Bingaman on DOE Loan Guarantee Program

February 12, 2009
02:18 PM
“Thank you all for coming here today to give us your thoughts on the Department of Energy’s Loan Guarantee Program.  This is exceptionally busy time for all of you and I appreciate your effort to make time to help us understand the challenges we face in getting these critical technologies deployed and the role this program may play in that effort. 
 
“I’d specifically like to thank Mr.
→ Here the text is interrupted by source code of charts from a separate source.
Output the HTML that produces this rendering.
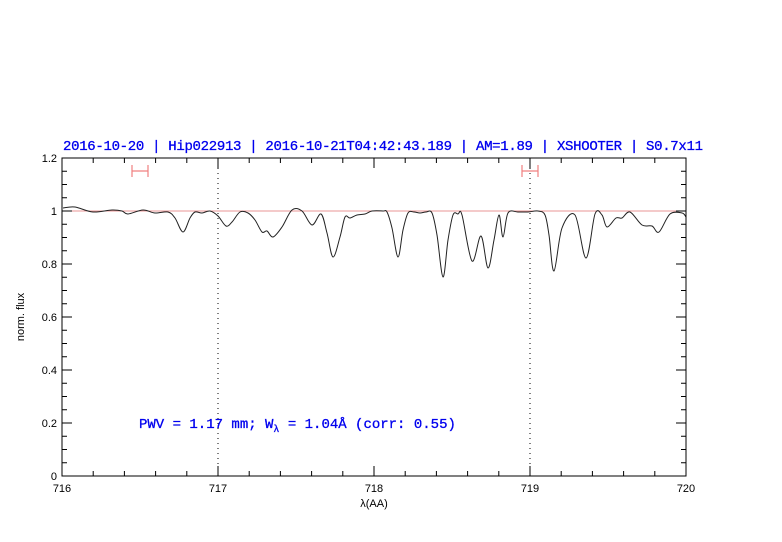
<!DOCTYPE html>
<html><head><meta charset="utf-8"><style>body{margin:0;background:#fff}svg{display:block}</style></head><body>
<svg width="782" height="542" xmlns="http://www.w3.org/2000/svg" font-family="Liberation Sans, sans-serif">
<rect width="782" height="542" fill="#fff"/>
<text x="383" y="150" text-anchor="middle" fill="#0000ee" font-size="14" font-family="Liberation Mono, monospace" textLength="640" stroke="#0000ee" stroke-width="0.3">2016-10-20 | Hip022913 | 2016-10-21T04:42:43.189 | AM=1.89 | XSHOOTER | S0.7x11</text>
<line x1="62" y1="211" x2="686" y2="211" stroke="#e07070" stroke-width="0.8"/>
<line x1="218" y1="158" x2="218" y2="476" stroke="#000" stroke-dasharray="1,4" stroke-width="1"/>
<line x1="530" y1="158" x2="530" y2="476" stroke="#000" stroke-dasharray="1,4" stroke-width="1"/>
<g stroke="#f08080" stroke-width="1.2" fill="none">
<path d="M132 171H148M132 165V177M148 165V177"/>
<path d="M522 171H538M522 165V177M538 165V177"/>
</g>
<path id="spec" fill="none" stroke="#222" stroke-width="1" d=""/>
<rect x="62" y="158" width="624" height="318" fill="none" stroke="#000" stroke-width="1"/>
<g stroke="#000" stroke-width="1">
<path d="M62 476v-10M62 158v10M218 476v-10M218 158v10M374 476v-10M374 158v10M530 476v-10M530 158v10M686 476v-10M686 158v10
M93.2 476v-5M124.4 476v-5M155.6 476v-5M186.8 476v-5M249.2 476v-5M280.4 476v-5M311.6 476v-5M342.8 476v-5M405.2 476v-5M436.4 476v-5M467.6 476v-5M498.8 476v-5M561.2 476v-5M592.4 476v-5M623.6 476v-5M654.8 476v-5
M93.2 158v5M124.4 158v5M155.6 158v5M186.8 158v5M249.2 158v5M280.4 158v5M311.6 158v5M342.8 158v5M405.2 158v5M436.4 158v5M467.6 158v5M498.8 158v5M561.2 158v5M592.4 158v5M623.6 158v5M654.8 158v5"/>
<path d="M62 476h10M62 423h10M62 370h10M62 317h10M62 264h10M62 211h10M62 158h10M686 476h-10M686 423h-10M686 370h-10M686 317h-10M686 264h-10M686 211h-10M686 158h-10
M62 462.75h5M62 449.5h5M62 436.25h5M62 409.75h5M62 396.5h5M62 383.25h5M62 356.75h5M62 343.5h5M62 330.25h5M62 303.75h5M62 290.5h5M62 277.25h5M62 250.75h5M62 237.5h5M62 224.25h5M62 197.75h5M62 184.5h5M62 171.25h5
M686 462.75h-5M686 449.5h-5M686 436.25h-5M686 409.75h-5M686 396.5h-5M686 383.25h-5M686 356.75h-5M686 343.5h-5M686 330.25h-5M686 303.75h-5M686 290.5h-5M686 277.25h-5M686 250.75h-5M686 237.5h-5M686 224.25h-5M686 197.75h-5M686 184.5h-5M686 171.25h-5"/>
</g>
<g font-size="11" fill="#000" text-anchor="end">
<text x="57" y="480">0</text><text x="57" y="427">0.2</text><text x="57" y="374">0.4</text><text x="57" y="321">0.6</text><text x="57" y="268">0.8</text><text x="57" y="215">1</text><text x="57" y="162">1.2</text>
</g>
<g font-size="11" fill="#000" text-anchor="middle">
<text x="62" y="492">716</text><text x="218" y="492">717</text><text x="374" y="492">718</text><text x="530" y="492">719</text><text x="686" y="492">720</text>
<text x="374" y="507">λ(AA)</text>
</g>
<text transform="translate(24,317) rotate(-90)" font-size="11" text-anchor="middle" fill="#000">norm. flux</text>
<text x="139" y="428" fill="#0000ee" font-size="14" font-family="Liberation Mono, monospace" stroke="#0000ee" stroke-width="0.3">PWV = 1.17 mm; W<tspan font-size="10" dy="4">λ</tspan><tspan dy="-4"> = 1.04Å (corr: 0.55)</tspan></text>
</svg>
<script>
var p=[[63,208],[75,207],[93,212],[112,210],[122,211],[128,214],[143,210],[155,213],[168,212],[175,218],[183,232],[190,218],[195,212],[202,213],[210,211],[218,216],[226,226],[232,222],[240,212],[248,213],[255,220],[262,232],[267,231],[273,237],[282,227],[292,210],[302,211],[312,225],[321,214],[327,233],[333,257],[340,237],[345,217],[350,218],[357,215],[365,214],[372,211],[383,211],[387,212],[392,228],[398,257],[403,230],[408,213],[414,212],[420,213],[426,212],[432,213],[437,235],[443,277],[448,240],[453,215],[458,214],[462,215],[472,261],[481,236],[488,268],[494,240],[499,215],[503,237],[508,213],[518,212],[528,212],[538,211],[545,215],[549,235],[554,271],[562,228],[575,215],[586,258],[595,214],[602,215],[607,227],[616,218],[622,218],[630,212],[642,225],[652,226],[659,232],[670,214],[682,213],[686,217]];
var d="M"+p[0];
for(var i=0;i<p.length-1;i++){var a=p[Math.max(i-1,0)],b=p[i],c=p[i+1],e=p[Math.min(i+2,p.length-1)];
d+="C"+(b[0]+(c[0]-a[0])/6)+","+(b[1]+(c[1]-a[1])/6)+" "+(c[0]-(e[0]-b[0])/6)+","+(c[1]-(e[1]-b[1])/6)+" "+c[0]+","+c[1];}
document.getElementById("spec").setAttribute("d",d);
</script>
</body></html>
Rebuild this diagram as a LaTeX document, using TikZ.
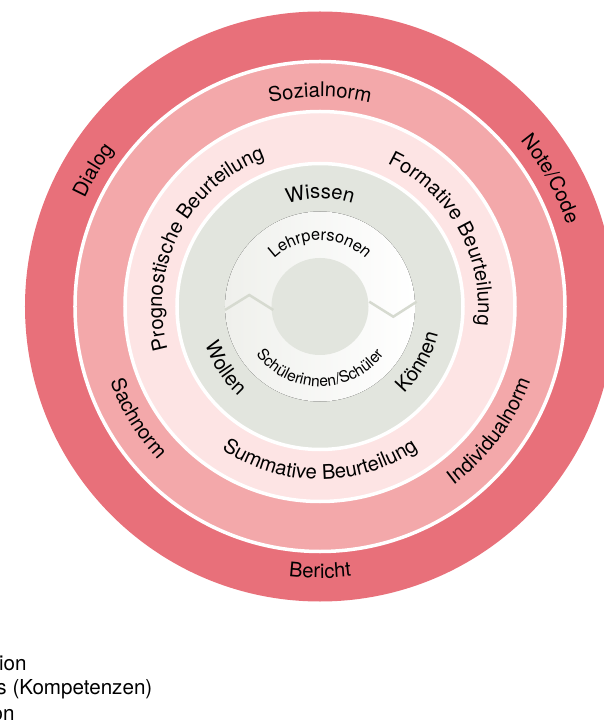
\documentclass[tikz,border=0pt]{standalone}
\usepackage{fontspec}
\setmainfont{TeX Gyre Heros}
\usetikzlibrary{decorations.text}

\definecolor{outerred}{HTML}{E8707A}
\definecolor{midpink}{HTML}{F3A8AA}
\definecolor{lightpink}{HTML}{FDE4E4}
\definecolor{sage}{HTML}{E2E5DE}
\definecolor{sageline}{HTML}{D6DAD0}
\definecolor{paleshade}{HTML}{EFF0EC}

\newcommand{\ringfont}{\fontsize{10.1}{12}\selectfont}
\newcommand{\innerfont}{\fontsize{8.2}{10}\selectfont}
\newcommand{\smallfont}{\fontsize{7.8}{9}\selectfont}
\newcommand{\legendfont}{\fontsize{10.3}{12}\selectfont}

\begin{document}
\begin{tikzpicture} [
    x = 0.5pt, y = 0.5pt,
    arclabel/.style = {decorate, decoration = {text along path, text align = center, text = {#1}}},
    gap/.style = {draw = white, line width = 1.75pt},
    zigzag/.style = {draw = sageline, line width = 1.25pt, line join = miter},
    legend/.style = {anchor = base east, inner sep = 0pt, font = \legendfont}
]
\useasboundingbox (-320, -421.5) rectangle (284, 306.5);

% rings
\fill [outerred] (0,0) circle (295);
\fill [midpink] (0,0) circle (245);
\fill [lightpink] (0,0) circle (195);
\fill [sage] (0,0) circle (143);
\fill [left color = paleshade, right color = white] (0,0) circle (95);
\fill [sage] (0,0) circle (48.5);
\draw [gap] (0,0) circle (245);
\draw [gap] (0,0) circle (195);
\draw [gap] (0,0) circle (143);

% zigzag between Lehrpersonen and Schuelerinnen
\coordinate (zl1) at (-95, -3.5);
\coordinate (zl2) at (-70.7, 11.5);
\coordinate (zl3) at (-46.7, -3.5);
\coordinate (zr1) at (49.3, 4.8);
\coordinate (zr2) at (73.3, -10.2);
\coordinate (zr3) at (96.7, 4.8);
\draw [zigzag] (zl1) -- (zl2) -- (zl3);
\draw [zigzag] (zr1) -- (zr2) -- (zr3);

% outer ring
\path [arclabel = {|\ringfont|Dialog}] (209:259) arc [start angle = 209, end angle = 89, radius = 259];
\path [arclabel = {|\ringfont|Note/Code}] (89:260) arc [start angle = 89, end angle = -31, radius = 260];
\path [arclabel = {|\ringfont|Bericht}] (210:271.5) arc [start angle = 210, end angle = 330, radius = 271.5];

% norms
\path [arclabel = {|\ringfont|Sozialnorm}] (150:209.5) arc [start angle = 150, end angle = 30, radius = 209.5];
\path [arclabel = {|\ringfont|Sachnorm}] (151.6:223) arc [start angle = 151.6, end angle = 271.6, radius = 223];
\path [arclabel = {|\ringfont|Individualnorm}] (-96.3:223) arc [start angle = -96.3, end angle = 23.7, radius = 223];

% Beurteilung
\path [arclabel = {|\ringfont|Prognostische Beurteilung}] (213:158) arc [start angle = 213, end angle = 93, radius = 158];
\path [arclabel = {|\ringfont|Formative Beurteilung}] (89:158) arc [start angle = 89, end angle = -31, radius = 158];
\path [arclabel = {|\ringfont|Summative Beurteilung}] (210:173) arc [start angle = 210, end angle = 330, radius = 173];

% Wissen, Wollen, Koennen
\path [arclabel = {|\ringfont|Wissen}] (150:108) arc [start angle = 150, end angle = 30, radius = 108];
\path [arclabel = {|\ringfont|Wollen}] (153:121) arc [start angle = 153, end angle = 273, radius = 121];
\path [arclabel = {|\ringfont|Können}] (-89.5:121) arc [start angle = -89.5, end angle = 30.5, radius = 121];

% inner ring
\path [arclabel = {|\innerfont|Lehrpersonen}] (150:66) arc [start angle = 150, end angle = 30, radius = 66];
\path [arclabel = {|\smallfont|Schülerinnen/Schüler}] (210:80) arc [start angle = 210, end angle = 330, radius = 80];

% legend
\node (legend1) [legend] at (-293, -363.5) {ion};
\node (legend2) [legend] at (-167.3, -387.5) {s (Kompetenzen)};
\node (legend3) [legend] at (-305, -413.5) {on};

\end{tikzpicture}
\end{document}
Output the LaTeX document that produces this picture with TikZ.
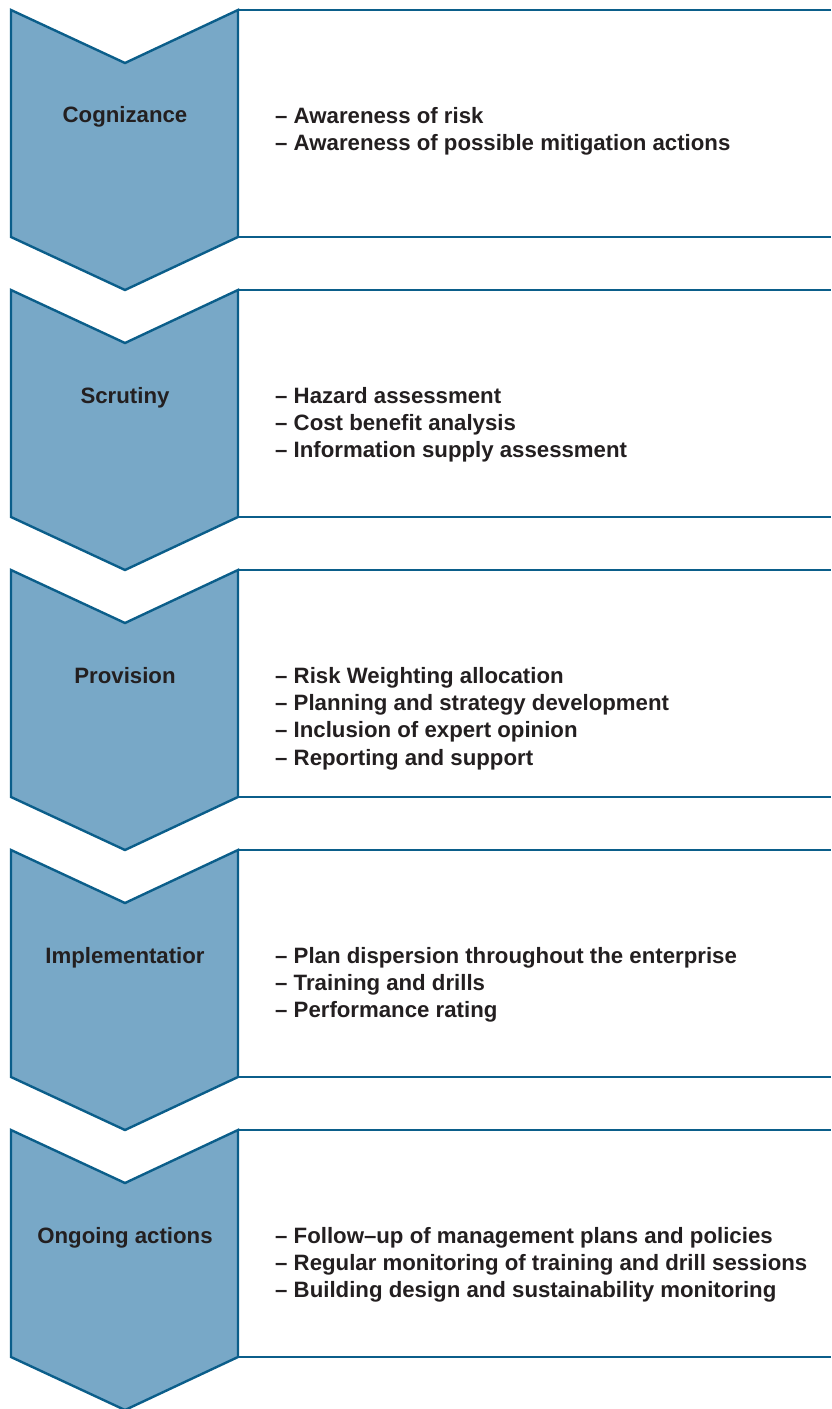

Frantz for coming here today to try and give us the views of the Department – particularly as those views have shifted so significantly from the preceding Administration.  It’s a bit unfair to ask this new Administration to address the implementation problems of this program when they have only inherited those problems less than a month ago, but I believe this is a potentially powerful tool for meeting our energy security needs in this country, so it would be a mistake to postpone making any needed adjustments.  After my conversation with Secretary Chu yesterday, I believe he shares that view.
 
“Secretary Chu was gracious enough to come and meet with Senator Murkowski and me and discuss his vision for the program and what he thinks the Department can do in the immediate future to generate green jobs and begin to reorient our energy economy to fit our national needs.  It was a very encouraging meeting and I am satisfied that the Secretary understands the task ahead and the sense of urgency that will be required to address it.  I look forward to a constructive partnership between this Committee and Department in realizing his and the President’s vision.
 
“As I’ve noted before on this topic, the challenges we face in reorienting our energy systems from our current path are significant.  Even as many of us realize the dangers to our health, security, and welfare that continuation of the status quo presents, the size of the challenge can be daunting.  Putting a price on CO2 will help, and I believe policies such as a Renewable Electricity Standard will also be a part of the solution, but to achieve the speed and scale required, we can’t limit ourselves to one or even a few policy tools.  We should explore every possible option and be ready to adapt when policies don’t seem to get the job done.
 
“We are an ingenious country and no one is more aware of that than the professionals at the Department of Energy who have seen any number of potentially world-changing technologies, both within the labs and in the affiliated research institutions.  The gap that seems to exist is in navigating those technologies through the ‘valley of death’ to widespread commercial deployment.  The loan guarantee program in the 2005 energy bill was aimed squarely at that problem, but somewhere along the line it seems the guiding principles of speed and scale were lost. 
 
“I believe the President and Secretary Chu are bringing the necessary will and sense of urgency to this problem, but we should still ask ourselves if the structure of the program is sufficient to allow them to succeed.  Can the Department take the necessary risks – risks the private sector is unwilling to take or unable to effectively price – to enable these technologies to get over the initial hurdles to commercialization?  Will they be able to act at a sufficient scale to reduce the deployment costs that keep these technologies from effectively competing with entrenched current technologies?
 
“In a very real sense, we are investing in our children’s future here.  The choices we make will dramatically shape the world in which they will live, and the longer we wait, the higher the hill we must climb.  It is with that sense of urgency that I believe we must approach this problem and I appreciate the good advice all of you here today are providing us to aid our efforts.”